To the detriment of these new free schools, it makes all other schools look as though that is not what they are about. Free schools are divisive in this way.
Instead of setting up free schools what Michael Gove should have done and perhaps this will happen eventually, otherwise it wouldn’t be fare, is free up all our schools. Get rid of the national curriculum, don’t put teachers under draconian pressures and allow teachers to create their own curriculum and have,” fun,” and teach with enthusiasm and enjoyment. Take all the testing and restraints away. I can hear some saying, what about the bad teachers? They do need help and support, to begin with, and then if teaching isn’t for them, help towards another career that is more suitable for their abilities. Our society is too rigid and inflexible when it comes to changing careers.
I think every school should be allowed to confront parents with, “education.” They should be able to say to them, "you have to be enthusiastic about education to enable your children to be enthusiastic too." Most parents and children are like this but a hard core are not, for many reasons.

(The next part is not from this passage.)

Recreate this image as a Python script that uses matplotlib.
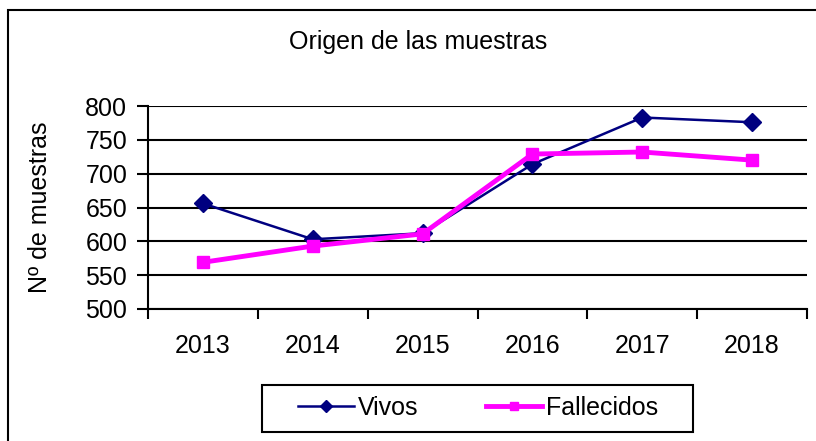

They need to be sold the philosophy. There are so many ways to persuade and influence people’s ideas and beliefs. The advertising industry, television, shops, ways of brand marketing, have been doing it for decades and even hundreds of years. We need to bombard certain areas of society with the belief that education is a vital part of life like eating and drinking. Social support, places to get help and information could all be provided. We need to win them over, with their children and then all schools, with the constraints removed of course, would be like Michael Goves idea of, “free schools.”

1 comment:

  1. You could be describing the educational climate in Arizona and numerous other states. We "teach to the test." As a result, our children don't think for themselves. Discussion isn't encouraged b/c it's not on the test. Charter schools are proliferating while public education is in decline. We are our own worst enemies.